SET TASK –
Give all of the lines again, with nothing added or dropped.

SUPPLIED MATERIAL –

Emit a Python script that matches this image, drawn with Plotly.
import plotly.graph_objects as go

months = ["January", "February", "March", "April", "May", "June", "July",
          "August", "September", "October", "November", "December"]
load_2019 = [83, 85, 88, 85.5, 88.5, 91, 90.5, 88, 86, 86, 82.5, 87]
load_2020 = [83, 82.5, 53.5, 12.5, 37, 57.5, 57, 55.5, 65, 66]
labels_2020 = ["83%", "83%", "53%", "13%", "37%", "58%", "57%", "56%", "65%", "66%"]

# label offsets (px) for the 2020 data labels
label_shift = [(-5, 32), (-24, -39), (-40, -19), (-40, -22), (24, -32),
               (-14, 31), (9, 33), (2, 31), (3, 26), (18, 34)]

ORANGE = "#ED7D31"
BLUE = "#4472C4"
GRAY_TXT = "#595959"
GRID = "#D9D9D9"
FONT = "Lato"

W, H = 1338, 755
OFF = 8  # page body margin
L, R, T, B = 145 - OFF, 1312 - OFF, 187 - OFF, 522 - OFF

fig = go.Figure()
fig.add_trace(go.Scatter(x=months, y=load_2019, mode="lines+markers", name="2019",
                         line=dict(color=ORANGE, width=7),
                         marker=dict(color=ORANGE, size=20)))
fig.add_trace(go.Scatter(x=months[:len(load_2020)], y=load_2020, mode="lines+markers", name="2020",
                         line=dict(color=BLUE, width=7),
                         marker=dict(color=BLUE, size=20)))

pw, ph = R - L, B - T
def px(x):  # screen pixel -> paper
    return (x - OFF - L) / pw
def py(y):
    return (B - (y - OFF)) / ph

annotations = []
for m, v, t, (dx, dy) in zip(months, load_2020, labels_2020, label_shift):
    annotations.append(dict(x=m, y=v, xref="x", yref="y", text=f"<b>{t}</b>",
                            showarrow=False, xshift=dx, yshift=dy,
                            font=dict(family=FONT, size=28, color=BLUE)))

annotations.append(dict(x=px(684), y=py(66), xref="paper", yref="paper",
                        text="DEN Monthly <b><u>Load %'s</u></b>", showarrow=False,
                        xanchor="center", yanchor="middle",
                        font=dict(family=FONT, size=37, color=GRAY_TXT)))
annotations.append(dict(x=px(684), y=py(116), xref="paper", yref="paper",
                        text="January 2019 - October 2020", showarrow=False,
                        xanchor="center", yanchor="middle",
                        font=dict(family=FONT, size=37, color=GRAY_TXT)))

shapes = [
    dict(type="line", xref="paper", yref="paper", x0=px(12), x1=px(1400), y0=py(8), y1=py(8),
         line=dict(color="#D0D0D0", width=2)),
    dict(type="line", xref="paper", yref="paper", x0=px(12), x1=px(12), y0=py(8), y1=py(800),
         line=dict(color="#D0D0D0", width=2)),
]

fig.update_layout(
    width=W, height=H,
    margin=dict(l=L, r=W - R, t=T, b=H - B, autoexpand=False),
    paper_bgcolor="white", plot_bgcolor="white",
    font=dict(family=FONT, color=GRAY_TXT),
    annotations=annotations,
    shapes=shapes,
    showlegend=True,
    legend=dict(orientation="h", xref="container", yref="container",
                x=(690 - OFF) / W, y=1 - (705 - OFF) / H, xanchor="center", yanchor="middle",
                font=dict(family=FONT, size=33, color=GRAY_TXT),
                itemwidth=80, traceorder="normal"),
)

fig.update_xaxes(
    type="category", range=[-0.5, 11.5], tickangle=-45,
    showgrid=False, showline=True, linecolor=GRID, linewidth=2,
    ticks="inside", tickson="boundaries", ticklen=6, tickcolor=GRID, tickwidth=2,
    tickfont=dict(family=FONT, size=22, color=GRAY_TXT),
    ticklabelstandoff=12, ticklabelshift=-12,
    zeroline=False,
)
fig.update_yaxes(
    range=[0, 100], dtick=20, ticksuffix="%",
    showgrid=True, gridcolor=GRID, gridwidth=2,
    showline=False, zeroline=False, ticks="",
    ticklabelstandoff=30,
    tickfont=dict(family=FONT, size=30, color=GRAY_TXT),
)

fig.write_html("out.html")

OUTPUT OF THE TASK –
Emit a Python script that matches this image, drawn with Plotly.
import plotly.graph_objects as go

months = ["January", "February", "March", "April", "May", "June", "July",
          "August", "September", "October", "November", "December"]
load_2019 = [83, 85, 88, 85.5, 88.5, 91, 90.5, 88, 86, 86, 82.5, 87]
load_2020 = [83, 82.5, 53.5, 12.5, 37, 57.5, 57, 55.5, 65, 66]
labels_2020 = ["83%", "83%", "53%", "13%", "37%", "58%", "57%", "56%", "65%", "66%"]

# label offsets (px) for the 2020 data labels
label_shift = [(-5, 32), (-24, -39), (-40, -19), (-40, -22), (24, -32),
               (-14, 31), (9, 33), (2, 31), (3, 26), (18, 34)]

ORANGE = "#ED7D31"
BLUE = "#4472C4"
GRAY_TXT = "#595959"
GRID = "#D9D9D9"
FONT = "Lato"

W, H = 1338, 755
OFF = 8  # page body margin
L, R, T, B = 145 - OFF, 1312 - OFF, 187 - OFF, 522 - OFF

fig = go.Figure()
fig.add_trace(go.Scatter(x=months, y=load_2019, mode="lines+markers", name="2019",
                         line=dict(color=ORANGE, width=7),
                         marker=dict(color=ORANGE, size=20)))
fig.add_trace(go.Scatter(x=months[:len(load_2020)], y=load_2020, mode="lines+markers", name="2020",
                         line=dict(color=BLUE, width=7),
                         marker=dict(color=BLUE, size=20)))

pw, ph = R - L, B - T
def px(x):  # screen pixel -> paper
    return (x - OFF - L) / pw
def py(y):
    return (B - (y - OFF)) / ph

annotations = []
for m, v, t, (dx, dy) in zip(months, load_2020, labels_2020, label_shift):
    annotations.append(dict(x=m, y=v, xref="x", yref="y", text=f"<b>{t}</b>",
                            showarrow=False, xshift=dx, yshift=dy,
                            font=dict(family=FONT, size=28, color=BLUE)))

annotations.append(dict(x=px(684), y=py(66), xref="paper", yref="paper",
                        text="DEN Monthly <b><u>Load %'s</u></b>", showarrow=False,
                        xanchor="center", yanchor="middle",
                        font=dict(family=FONT, size=37, color=GRAY_TXT)))
annotations.append(dict(x=px(684), y=py(116), xref="paper", yref="paper",
                        text="January 2019 - October 2020", showarrow=False,
                        xanchor="center", yanchor="middle",
                        font=dict(family=FONT, size=37, color=GRAY_TXT)))

shapes = [
    dict(type="line", xref="paper", yref="paper", x0=px(12), x1=px(1400), y0=py(8), y1=py(8),
         line=dict(color="#D0D0D0", width=2)),
    dict(type="line", xref="paper", yref="paper", x0=px(12), x1=px(12), y0=py(8), y1=py(800),
         line=dict(color="#D0D0D0", width=2)),
]

fig.update_layout(
    width=W, height=H,
    margin=dict(l=L, r=W - R, t=T, b=H - B, autoexpand=False),
    paper_bgcolor="white", plot_bgcolor="white",
    font=dict(family=FONT, color=GRAY_TXT),
    annotations=annotations,
    shapes=shapes,
    showlegend=True,
    legend=dict(orientation="h", xref="container", yref="container",
                x=(690 - OFF) / W, y=1 - (705 - OFF) / H, xanchor="center", yanchor="middle",
                font=dict(family=FONT, size=33, color=GRAY_TXT),
                itemwidth=80, traceorder="normal"),
)

fig.update_xaxes(
    type="category", range=[-0.5, 11.5], tickangle=-45,
    showgrid=False, showline=True, linecolor=GRID, linewidth=2,
    ticks="inside", tickson="boundaries", ticklen=6, tickcolor=GRID, tickwidth=2,
    tickfont=dict(family=FONT, size=22, color=GRAY_TXT),
    ticklabelstandoff=12, ticklabelshift=-12,
    zeroline=False,
)
fig.update_yaxes(
    range=[0, 100], dtick=20, ticksuffix="%",
    showgrid=True, gridcolor=GRID, gridwidth=2,
    showline=False, zeroline=False, ticks="",
    ticklabelstandoff=30,
    tickfont=dict(family=FONT, size=30, color=GRAY_TXT),
)

fig.write_html("out.html")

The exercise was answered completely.